▶ Dataset:
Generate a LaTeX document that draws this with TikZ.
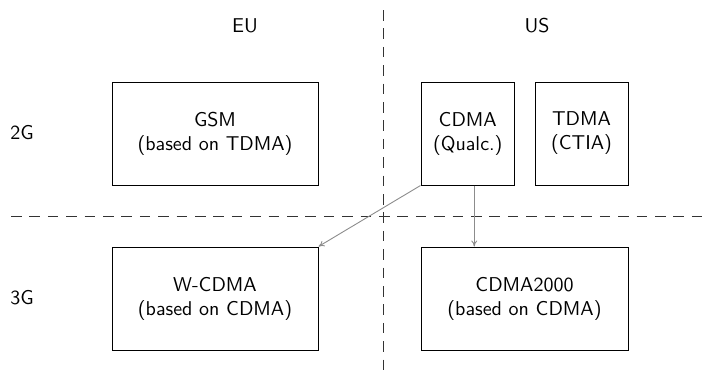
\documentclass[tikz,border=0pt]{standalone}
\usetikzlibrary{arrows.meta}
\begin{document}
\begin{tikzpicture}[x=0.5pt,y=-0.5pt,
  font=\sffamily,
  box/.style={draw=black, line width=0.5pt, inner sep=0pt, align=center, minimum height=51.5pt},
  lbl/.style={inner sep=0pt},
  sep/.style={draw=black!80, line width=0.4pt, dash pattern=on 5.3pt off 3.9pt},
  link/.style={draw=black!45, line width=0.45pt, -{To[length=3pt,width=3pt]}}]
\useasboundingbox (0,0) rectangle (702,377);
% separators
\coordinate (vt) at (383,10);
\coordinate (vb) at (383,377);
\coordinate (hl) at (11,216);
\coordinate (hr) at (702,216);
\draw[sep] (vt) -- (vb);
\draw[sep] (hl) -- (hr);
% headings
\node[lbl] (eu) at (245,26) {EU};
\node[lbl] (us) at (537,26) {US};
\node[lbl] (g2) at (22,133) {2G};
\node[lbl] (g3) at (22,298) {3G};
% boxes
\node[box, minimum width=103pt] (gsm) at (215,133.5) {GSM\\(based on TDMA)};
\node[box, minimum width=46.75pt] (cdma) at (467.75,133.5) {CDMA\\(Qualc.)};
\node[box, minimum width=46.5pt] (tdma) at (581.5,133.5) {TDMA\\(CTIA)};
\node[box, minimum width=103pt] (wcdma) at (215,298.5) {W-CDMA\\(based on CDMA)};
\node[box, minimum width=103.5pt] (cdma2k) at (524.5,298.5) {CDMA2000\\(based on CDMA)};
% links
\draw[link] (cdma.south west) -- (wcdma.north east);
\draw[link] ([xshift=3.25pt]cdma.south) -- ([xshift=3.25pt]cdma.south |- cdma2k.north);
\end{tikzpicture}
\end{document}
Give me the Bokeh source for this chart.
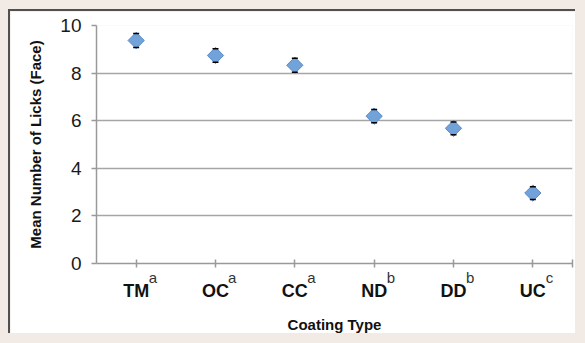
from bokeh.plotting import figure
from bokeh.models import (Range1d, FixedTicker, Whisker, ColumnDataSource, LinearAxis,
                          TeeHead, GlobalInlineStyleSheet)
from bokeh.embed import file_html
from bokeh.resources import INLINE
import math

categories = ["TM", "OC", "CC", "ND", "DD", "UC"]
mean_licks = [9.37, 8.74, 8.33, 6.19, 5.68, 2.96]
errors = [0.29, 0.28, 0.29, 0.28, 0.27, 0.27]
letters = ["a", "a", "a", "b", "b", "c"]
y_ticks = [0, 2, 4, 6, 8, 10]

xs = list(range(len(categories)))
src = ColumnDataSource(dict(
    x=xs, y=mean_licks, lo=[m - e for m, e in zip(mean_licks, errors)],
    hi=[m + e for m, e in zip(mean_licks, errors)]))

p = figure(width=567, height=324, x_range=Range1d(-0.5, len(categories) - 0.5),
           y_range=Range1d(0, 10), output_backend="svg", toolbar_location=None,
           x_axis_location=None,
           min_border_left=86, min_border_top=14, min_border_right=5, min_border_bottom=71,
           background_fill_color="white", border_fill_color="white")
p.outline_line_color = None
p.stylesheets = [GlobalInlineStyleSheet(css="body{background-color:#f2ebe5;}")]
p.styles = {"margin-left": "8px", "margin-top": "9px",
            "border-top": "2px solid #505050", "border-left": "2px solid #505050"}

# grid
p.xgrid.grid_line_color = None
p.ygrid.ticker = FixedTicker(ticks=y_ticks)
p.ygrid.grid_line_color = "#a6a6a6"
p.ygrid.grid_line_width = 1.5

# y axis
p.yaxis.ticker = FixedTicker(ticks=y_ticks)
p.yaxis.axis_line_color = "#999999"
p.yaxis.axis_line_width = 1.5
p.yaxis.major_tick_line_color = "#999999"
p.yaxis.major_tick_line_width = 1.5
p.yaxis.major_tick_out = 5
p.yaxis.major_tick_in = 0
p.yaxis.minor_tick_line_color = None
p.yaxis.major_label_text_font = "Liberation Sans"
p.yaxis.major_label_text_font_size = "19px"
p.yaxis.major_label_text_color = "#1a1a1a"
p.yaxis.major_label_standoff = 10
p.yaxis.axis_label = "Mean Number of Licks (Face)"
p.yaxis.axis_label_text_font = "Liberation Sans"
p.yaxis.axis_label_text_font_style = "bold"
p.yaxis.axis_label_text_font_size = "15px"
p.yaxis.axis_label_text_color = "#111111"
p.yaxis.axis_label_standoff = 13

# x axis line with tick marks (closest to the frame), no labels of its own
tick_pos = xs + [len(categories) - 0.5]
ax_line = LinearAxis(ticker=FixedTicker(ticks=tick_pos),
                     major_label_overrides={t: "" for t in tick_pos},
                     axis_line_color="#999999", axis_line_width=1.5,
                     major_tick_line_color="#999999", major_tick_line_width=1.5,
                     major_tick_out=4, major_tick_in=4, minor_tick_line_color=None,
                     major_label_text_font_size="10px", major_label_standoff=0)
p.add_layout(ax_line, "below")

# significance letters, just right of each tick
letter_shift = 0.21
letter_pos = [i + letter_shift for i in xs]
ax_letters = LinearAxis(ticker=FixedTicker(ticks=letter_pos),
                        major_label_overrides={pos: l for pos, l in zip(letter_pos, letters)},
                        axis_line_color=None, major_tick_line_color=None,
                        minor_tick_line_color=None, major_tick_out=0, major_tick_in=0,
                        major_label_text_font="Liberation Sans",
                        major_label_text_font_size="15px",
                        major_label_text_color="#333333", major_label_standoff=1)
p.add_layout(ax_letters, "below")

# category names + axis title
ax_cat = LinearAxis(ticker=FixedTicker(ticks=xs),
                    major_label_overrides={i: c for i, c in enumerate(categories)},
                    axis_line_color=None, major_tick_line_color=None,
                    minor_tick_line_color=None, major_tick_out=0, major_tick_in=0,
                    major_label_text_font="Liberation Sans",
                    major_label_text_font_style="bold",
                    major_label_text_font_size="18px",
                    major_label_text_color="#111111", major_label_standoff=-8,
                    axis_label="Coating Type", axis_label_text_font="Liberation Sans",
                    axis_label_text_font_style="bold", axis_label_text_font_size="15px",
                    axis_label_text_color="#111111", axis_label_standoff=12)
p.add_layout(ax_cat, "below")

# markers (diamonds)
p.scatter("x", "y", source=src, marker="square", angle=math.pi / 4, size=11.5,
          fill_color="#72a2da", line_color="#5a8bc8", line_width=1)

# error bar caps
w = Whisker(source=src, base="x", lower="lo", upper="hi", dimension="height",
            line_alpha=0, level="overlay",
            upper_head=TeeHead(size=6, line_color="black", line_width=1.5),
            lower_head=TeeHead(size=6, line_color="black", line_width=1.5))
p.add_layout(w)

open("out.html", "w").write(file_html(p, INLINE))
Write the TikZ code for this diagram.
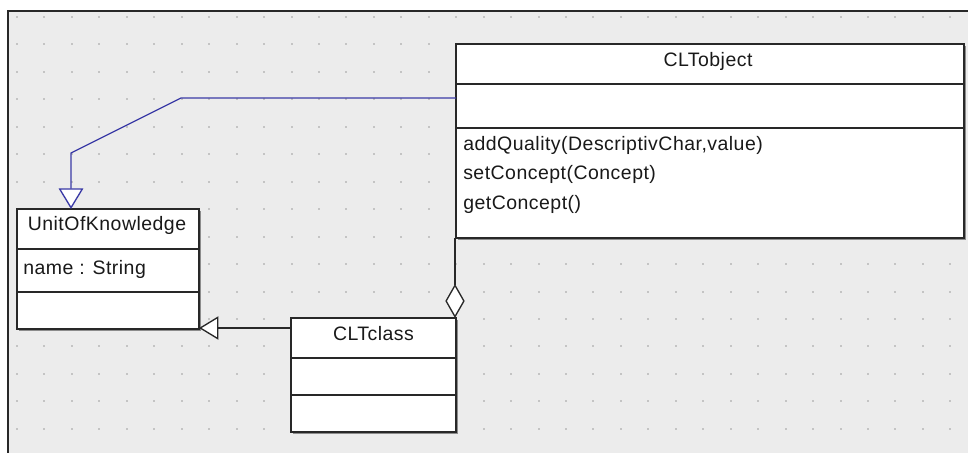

▶ Your objective: Make an exact copy of the lines from the one that contains "Give me the Bokeh source for this chart." through the one that contains "hi=[m + e for", both included, and no other lines. Pictures are skipped.

▶ Expected answer:
Give me the Bokeh source for this chart.
from bokeh.plotting import figure
from bokeh.models import (Range1d, FixedTicker, Whisker, ColumnDataSource, LinearAxis,
                          TeeHead, GlobalInlineStyleSheet)
from bokeh.embed import file_html
from bokeh.resources import INLINE
import math

categories = ["TM", "OC", "CC", "ND", "DD", "UC"]
mean_licks = [9.37, 8.74, 8.33, 6.19, 5.68, 2.96]
errors = [0.29, 0.28, 0.29, 0.28, 0.27, 0.27]
letters = ["a", "a", "a", "b", "b", "c"]
y_ticks = [0, 2, 4, 6, 8, 10]

xs = list(range(len(categories)))
src = ColumnDataSource(dict(
    x=xs, y=mean_licks, lo=[m - e for m, e in zip(mean_licks, errors)],
    hi=[m + e for m, e in zip(mean_licks, errors)]))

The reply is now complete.